GIVEN REQUEST: Quote the listing below in full and exactly as written, but omit every picture.

DATA BLOCK:
-- Start --
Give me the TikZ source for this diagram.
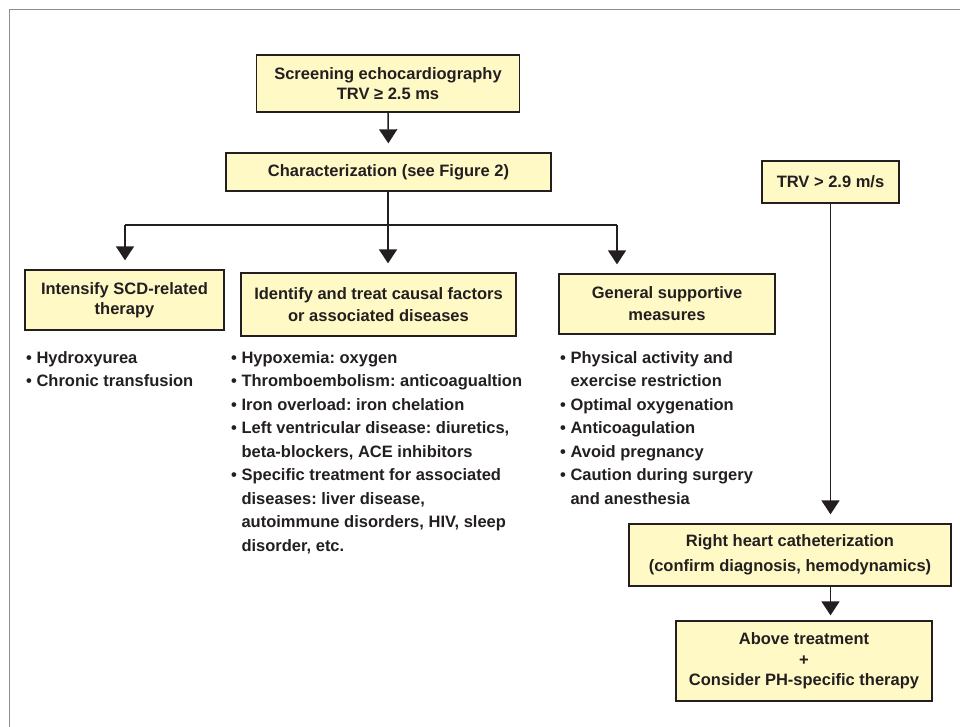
\documentclass[tikz,border=0pt]{standalone}
\usepackage{fontspec}
\setmainfont{Liberation Sans}
\usetikzlibrary{arrows.meta}
\frenchspacing
\definecolor{boxfill}{HTML}{FFF9C6}
\definecolor{inkdark}{HTML}{231F20}
\definecolor{framegray}{HTML}{8C8C8C}
\tikzset{
  stepbox/.style={draw=inkdark, fill=boxfill, line width=1.3pt, inner sep=0pt, align=center,
    text=inkdark, font=\fontsize{16.5}{20}\selectfont\bfseries},
  listtext/.style={inner sep=0pt, align=left, anchor=north west, text=inkdark,
    font=\fontsize{16.5}{23.5}\selectfont\bfseries},
  flow/.style={draw=inkdark, line width=1.5pt},
  arr/.style={flow, -{Triangle[width=18pt,length=14pt]}, shorten >=9pt},
}
\newcommand{\bul}{\textbullet\ }
\newcommand{\ind}{\phantom{\textbullet\ }}
\begin{document}
\begin{tikzpicture}[x=1pt,y=-1pt]
        \useasboundingbox (0,0) rectangle (960,727);
        % Frame
        \draw[framegray, line width=1pt] (9,740) -- (9,10) -- (975,10);

        % Boxes
        \node[stepbox, minimum width=263pt, minimum height=57pt] (screen) at (388,83.5)
          {Screening echocardiography\\TRV ≥ 2.5 ms};
        \node[stepbox, minimum width=325pt, minimum height=38pt] (charac) at (388.5,172)
          {Characterization (see Figure 2)};
        \node[stepbox, minimum width=199pt, minimum height=60pt] (intens) at (124.5,300)
          {Intensify SCD-related\\therapy};
        \node[stepbox, minimum width=275pt, minimum height=63pt] (causal) at (378.5,304.5)
          {Identify and treat causal factors\\[2pt]or associated diseases};
        \node[stepbox, minimum width=216pt, minimum height=60pt] (support) at (667,304)
          {General supportive\\[2pt]measures};
        \node[stepbox, minimum width=137pt, minimum height=42pt] (trvhigh) at (830.5,182)
          {TRV > 2.9 m/s};
        \node[stepbox, minimum width=322pt, minimum height=62pt] (rhc) at (790,555)
          {Right heart catheterization\\[5pt](confirm diagnosis, hemodynamics)};
        \node[stepbox, minimum width=256pt, minimum height=80pt] (treat) at (804,661)
          {Above treatment\\[0.5pt]+\\[0.5pt]Consider PH-specific therapy};

        % Arrows
        \coordinate (fork) at (388,225);
        \coordinate (forkL) at (125,225);
        \coordinate (forkR) at (617,225);
        \draw[arr] (screen.south) -- (charac.north);
        \draw[flow] (charac.south -| fork) -- (fork);
        \draw[flow] (forkL) -- (forkR);
        \draw[arr] (forkL) -- (forkL |- intens.north);
        \draw[arr] (fork) -- (fork |- causal.north);
        \draw[arr] (forkR) -- (forkR |- support.north);
        \draw[arr] (trvhigh.south) -- (trvhigh.south |- rhc.north);
        \draw[arr, shorten >=5pt] (trvhigh.south |- rhc.south) -- (trvhigh.south |- treat.north);

        % Lists
        \node[listtext] (sickle) at (26,351)
          {\bul Hydroxyurea\\ \bul Chronic transfusion};
        \node[listtext] (factors) at (231,351)
          {\bul Hypoxemia: oxygen\\
           \bul Thromboembolism: anticoagualtion\\
           \bul Iron overload: iron chelation\\
           \bul Left ventricular disease: diuretics,\\
           \ind beta-blockers, ACE inhibitors\\
           \bul Specific treatment for associated\\
           \ind diseases: liver disease,\\
           \ind autoimmune disorders, HIV, sleep\\
           \ind disorder, etc.};
        \node[listtext] (measures) at (560,351)
          {\bul Physical activity and\\
           \ind exercise restriction\\
           \bul Optimal oxygenation\\
           \bul Anticoagulation\\
           \bul Avoid pregnancy\\
           \bul Caution during surgery\\
           \ind and anesthesia};
    \end{tikzpicture}
\end{document}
-- End --
THE ANSWER:
Give me the TikZ source for this diagram.
\documentclass[tikz,border=0pt]{standalone}
\usepackage{fontspec}
\setmainfont{Liberation Sans}
\usetikzlibrary{arrows.meta}
\frenchspacing
\definecolor{boxfill}{HTML}{FFF9C6}
\definecolor{inkdark}{HTML}{231F20}
\definecolor{framegray}{HTML}{8C8C8C}
\tikzset{
  stepbox/.style={draw=inkdark, fill=boxfill, line width=1.3pt, inner sep=0pt, align=center,
    text=inkdark, font=\fontsize{16.5}{20}\selectfont\bfseries},
  listtext/.style={inner sep=0pt, align=left, anchor=north west, text=inkdark,
    font=\fontsize{16.5}{23.5}\selectfont\bfseries},
  flow/.style={draw=inkdark, line width=1.5pt},
  arr/.style={flow, -{Triangle[width=18pt,length=14pt]}, shorten >=9pt},
}
\newcommand{\bul}{\textbullet\ }
\newcommand{\ind}{\phantom{\textbullet\ }}
\begin{document}
\begin{tikzpicture}[x=1pt,y=-1pt]
        \useasboundingbox (0,0) rectangle (960,727);
        % Frame
        \draw[framegray, line width=1pt] (9,740) -- (9,10) -- (975,10);

        % Boxes
        \node[stepbox, minimum width=263pt, minimum height=57pt] (screen) at (388,83.5)
          {Screening echocardiography\\TRV ≥ 2.5 ms};
        \node[stepbox, minimum width=325pt, minimum height=38pt] (charac) at (388.5,172)
          {Characterization (see Figure 2)};
        \node[stepbox, minimum width=199pt, minimum height=60pt] (intens) at (124.5,300)
          {Intensify SCD-related\\therapy};
        \node[stepbox, minimum width=275pt, minimum height=63pt] (causal) at (378.5,304.5)
          {Identify and treat causal factors\\[2pt]or associated diseases};
        \node[stepbox, minimum width=216pt, minimum height=60pt] (support) at (667,304)
          {General supportive\\[2pt]measures};
        \node[stepbox, minimum width=137pt, minimum height=42pt] (trvhigh) at (830.5,182)
          {TRV > 2.9 m/s};
        \node[stepbox, minimum width=322pt, minimum height=62pt] (rhc) at (790,555)
          {Right heart catheterization\\[5pt](confirm diagnosis, hemodynamics)};
        \node[stepbox, minimum width=256pt, minimum height=80pt] (treat) at (804,661)
          {Above treatment\\[0.5pt]+\\[0.5pt]Consider PH-specific therapy};

        % Arrows
        \coordinate (fork) at (388,225);
        \coordinate (forkL) at (125,225);
        \coordinate (forkR) at (617,225);
        \draw[arr] (screen.south) -- (charac.north);
        \draw[flow] (charac.south -| fork) -- (fork);
        \draw[flow] (forkL) -- (forkR);
        \draw[arr] (forkL) -- (forkL |- intens.north);
        \draw[arr] (fork) -- (fork |- causal.north);
        \draw[arr] (forkR) -- (forkR |- support.north);
        \draw[arr] (trvhigh.south) -- (trvhigh.south |- rhc.north);
        \draw[arr, shorten >=5pt] (trvhigh.south |- rhc.south) -- (trvhigh.south |- treat.north);

        % Lists
        \node[listtext] (sickle) at (26,351)
          {\bul Hydroxyurea\\ \bul Chronic transfusion};
        \node[listtext] (factors) at (231,351)
          {\bul Hypoxemia: oxygen\\
           \bul Thromboembolism: anticoagualtion\\
           \bul Iron overload: iron chelation\\
           \bul Left ventricular disease: diuretics,\\
           \ind beta-blockers, ACE inhibitors\\
           \bul Specific treatment for associated\\
           \ind diseases: liver disease,\\
           \ind autoimmune disorders, HIV, sleep\\
           \ind disorder, etc.};
        \node[listtext] (measures) at (560,351)
          {\bul Physical activity and\\
           \ind exercise restriction\\
           \bul Optimal oxygenation\\
           \bul Anticoagulation\\
           \bul Avoid pregnancy\\
           \bul Caution during surgery\\
           \ind and anesthesia};
    \end{tikzpicture}
\end{document}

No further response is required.